Here is an exploded view of an early Sunstar front end. You can see the steering arm that has the two set screws. The spindle is a straight piece of round stock with two keyways cut. You tighten the two set screws to keep the steering arm from rotating relative to the spindle kingpin. Over time the screws loosen and the keyways become worn in both the arm and the spindle and the keys can become worn. All of which leads to lash in the steering when changing directions.

DSCN0235.jpg

Later model Sunstars and DA 1918/1920 models switched to a taper style steering arm. The set screws were removed. The inside of the steering arm is tapered and the spindle kingpin is tapered. There is one keyway on both the tapered kingpin and steering arm and a key to lock the two together.
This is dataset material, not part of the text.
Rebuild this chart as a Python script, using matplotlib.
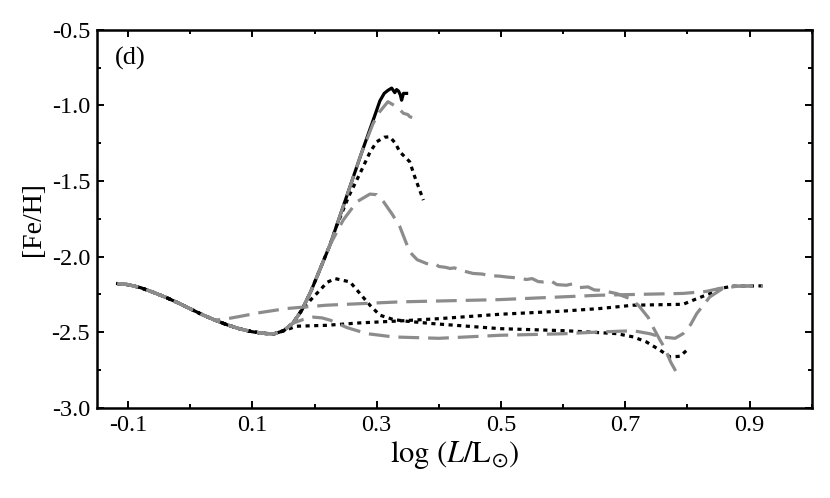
import numpy as np
from matplotlib import pyplot as plt
from matplotlib.ticker import MultipleLocator

plt.rcParams['font.family'] = ['Liberation Serif', 'DejaVu Serif']
plt.rcParams['mathtext.fontset'] = 'stix'
plt.rcParams['axes.unicode_minus'] = False

# shared start of every track (flat start, slope down)
start_x = [-0.117, -0.10, -0.08, -0.06, -0.04, -0.02, 0.0, 0.02, 0.04]
start_y = [-2.178, -2.185, -2.205, -2.235, -2.268, -2.305, -2.345, -2.385, -2.42]
# the valley at log L ~ 0.13
valley_x = [0.06, 0.08, 0.10, 0.12, 0.135, 0.15]
valley_y = [-2.452, -2.478, -2.497, -2.508, -2.51, -2.49]
# steep rise
rise_x = [0.165, 0.18, 0.195, 0.21, 0.225]
rise_y = [-2.44, -2.35, -2.22, -2.07, -1.92]

# black solid, highest peak
a_x = [0.25, 0.275, 0.294, 0.305, 0.312, 0.318, 0.324, 0.329, 0.332, 0.335, 0.338, 0.34, 0.343, 0.348]
a_y = [-1.62, -1.32, -1.10, -0.97, -0.92, -0.90, -0.885, -0.915, -0.895, -0.905, -0.93, -0.965, -0.92, -0.92]

# grey dashed, just below the black one
b_x = [0.25, 0.275, 0.294, 0.305, 0.318, 0.327, 0.335, 0.343, 0.35, 0.353, 0.357]
b_y = [-1.62, -1.32, -1.12, -1.04, -0.975, -0.997, -1.019, -1.052, -1.06, -1.074, -1.08]

# black dotted, peak ~ -1.2
c_x = [0.235, 0.255, 0.273, 0.289, 0.30, 0.312, 0.321, 0.33, 0.337, 0.353, 0.361, 0.375]
c_y = [-1.80, -1.60, -1.45, -1.31, -1.24, -1.21, -1.207, -1.25, -1.306, -1.372, -1.47, -1.626]

# grey dashed, peak ~ -1.6 then long noisy tail and dip
d_x = [0.246, 0.268, 0.289, 0.30, 0.311, 0.325, 0.337, 0.353, 0.365, 0.38,
       0.39, 0.395, 0.40, 0.41, 0.418, 0.425, 0.435, 0.455, 0.47, 0.48,
       0.498, 0.51, 0.525, 0.541, 0.55, 0.56, 0.568, 0.58, 0.59, 0.605,
       0.615, 0.625, 0.64, 0.65, 0.659, 0.672, 0.686, 0.707, 0.721, 0.737,
       0.745, 0.756, 0.764, 0.773, 0.781]
d_y = [-1.758, -1.637, -1.586, -1.59, -1.637, -1.72, -1.80, -1.968, -2.02, -2.045,
       -2.055, -2.05, -2.065, -2.07, -2.078, -2.074, -2.09, -2.111, -2.115, -2.125,
       -2.129, -2.135, -2.14, -2.151, -2.145, -2.165, -2.167, -2.16, -2.185, -2.189,
       -2.18, -2.205, -2.20, -2.22, -2.222, -2.232, -2.244, -2.277, -2.321, -2.403,
       -2.469, -2.553, -2.608, -2.697, -2.756]

# black dotted, low bump at 0.24 then dip at 0.78
f_x = [0.165, 0.18, 0.195, 0.209, 0.22, 0.233, 0.257, 0.273, 0.289, 0.305,
       0.327, 0.348, 0.391, 0.498, 0.605, 0.686, 0.713, 0.734, 0.756, 0.772,
       0.788, 0.80]
f_y = [-2.44, -2.35, -2.28, -2.22, -2.17, -2.145, -2.167, -2.244, -2.321, -2.387,
       -2.416, -2.427, -2.443, -2.476, -2.49, -2.509, -2.531, -2.564, -2.619, -2.663,
       -2.659, -2.615]

# black dotted, almost flat, joins the end
e_x = [0.171, 0.219, 0.273, 0.337, 0.40, 0.498, 0.60, 0.659, 0.713, 0.793,
       0.809, 0.836, 0.852, 0.874, 0.921]
e_y = [-2.46, -2.454, -2.438, -2.425, -2.41, -2.381, -2.36, -2.343, -2.321, -2.315,
       -2.288, -2.244, -2.21, -2.195, -2.193]

# grey dashed, leaves early and stays around -2.3
g_x = [0.06, 0.08, 0.112, 0.155, 0.219, 0.337, 0.498, 0.659, 0.793, 0.83,
       0.852, 0.874, 0.921]
g_y = [-2.41, -2.395, -2.37, -2.343, -2.321, -2.299, -2.284, -2.255, -2.243, -2.23,
       -2.21, -2.195, -2.193]

# grey dashed, small bump at 0.2 then ~ -2.52, dip at 0.78
h_x = [0.165, 0.182, 0.198, 0.212, 0.225, 0.252, 0.284, 0.327, 0.40, 0.498,
       0.60, 0.659, 0.713, 0.74, 0.756, 0.78, 0.793, 0.805, 0.815, 0.836,
       0.857, 0.88, 0.921]
h_y = [-2.44, -2.415, -2.40, -2.405, -2.42, -2.469, -2.509, -2.531, -2.54, -2.52,
       -2.51, -2.498, -2.49, -2.51, -2.53, -2.54, -2.509, -2.45, -2.376, -2.266,
       -2.21, -2.195, -2.193]

grey = '#8c8c8c'
dash = (0, (6.5, 2.8))
dots = (0, (1.3, 1.4))
LW = 2.3

def track(*parts):
    xs, ys = [], []
    for px, py in parts:
        xs += list(px)
        ys += list(py)
    return np.array(xs), np.array(ys)

fig = plt.figure(figsize=(8.3, 4.98), dpi=100)
ax = fig.add_axes([0.117, 0.181, 0.861, 0.759])

S = (start_x, start_y)
V = (valley_x, valley_y)
R = (rise_x, rise_y)

x, y = track(S, V, R, (a_x, a_y))
ax.plot(x, y, color='black', lw=LW, zorder=1)

# black dotted tracks
x, y = track(S, V, R, (c_x, c_y))
ax.plot(x, y, color='black', lw=LW, ls=dots, zorder=2)
x, y = track(S, V, (f_x, f_y))
ax.plot(x, y, color='black', lw=LW, ls=dots, zorder=2)
x, y = track(S, V, (e_x, e_y))
ax.plot(x, y, color='black', lw=LW, ls=dots, zorder=2)

# grey dashed tracks
x, y = track(S, V, R, (b_x, b_y))
ax.plot(x, y, color=grey, lw=LW, ls=dash, zorder=3)
x, y = track(S, V, R, (d_x, d_y))
ax.plot(x, y, color=grey, lw=LW, ls=dash, zorder=3)
x, y = track(S, V, (h_x, h_y))
ax.plot(x, y, color=grey, lw=LW, ls=dash, zorder=3)
x, y = track(S, (g_x, g_y))
ax.plot(x, y, color=grey, lw=LW, ls=dash, zorder=3)

ax.set_xlim(-0.15, 1.0)
ax.set_ylim(-3.0, -0.5)
ax.set_xticks([-0.1, 0.1, 0.3, 0.5, 0.7, 0.9])
ax.xaxis.set_minor_locator(MultipleLocator(0.1))
ax.yaxis.set_major_locator(MultipleLocator(0.5))
ax.yaxis.set_minor_locator(MultipleLocator(0.25))
ax.yaxis.set_major_formatter(plt.FormatStrFormatter('%.1f'))
ax.tick_params(which='both', direction='in', top=True, right=True, labelsize=17.5, width=1.4)
ax.tick_params(which='major', length=5, pad=5)
ax.tick_params(which='minor', length=3)
for s in ax.spines.values():
    s.set_linewidth(1.8)

ax.set_xlabel(r'$\log\,(L/\mathrm{L}_{\odot})$', fontsize=22, labelpad=2)
ax.set_ylabel('[Fe/H]', fontsize=20, labelpad=4)
ax.text(0.025, 0.955, '(d)', transform=ax.transAxes, fontsize=19, va='top')

fig.savefig('out.png', dpi=100)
There is a tapped hole in the top of the spindle kingpin. When assembled, the bolt and washer threaded into the kingpin draws the steering arm down onto the kingpin and the tapered surface prevent any rocking motion between the two parts. The result is absolutely no lash between those two parts.

DSC00749smalljpg.jpg

There were three design variations of the front end on the Sunstars that incorporated changes to the spindles, front axle carrier, axle ends, wheel bearings, front wheels with tapered roller bearings, etc. The parts manual clearly shows the variants that existed.The Sunstars are known for front end wear. Sources of wear are the spindle kingpin surfaces where they contact the bronze bushings in the axle ends and the pressed in bronze bushings. There can be wear in the pins and the bore of the axle ends where they pivot up and down. The axle ends also have some fore/aft movement along the pivot pins. There will be wear & lash in the end holes of the cross link where they contact the pins at the axle ends. Early Sunstars with the flanged ball bearings in the wheels can have a lot of lash and I've seen the spindles worn on the bottom due to bad bearings. The early versions used a snap ring to hold the wheels onto the spindles whereas later versions used tapered roller bearings and an adjuster nut and cotter pin to adjust the bearing end play. The exploded version above is the first generation front end.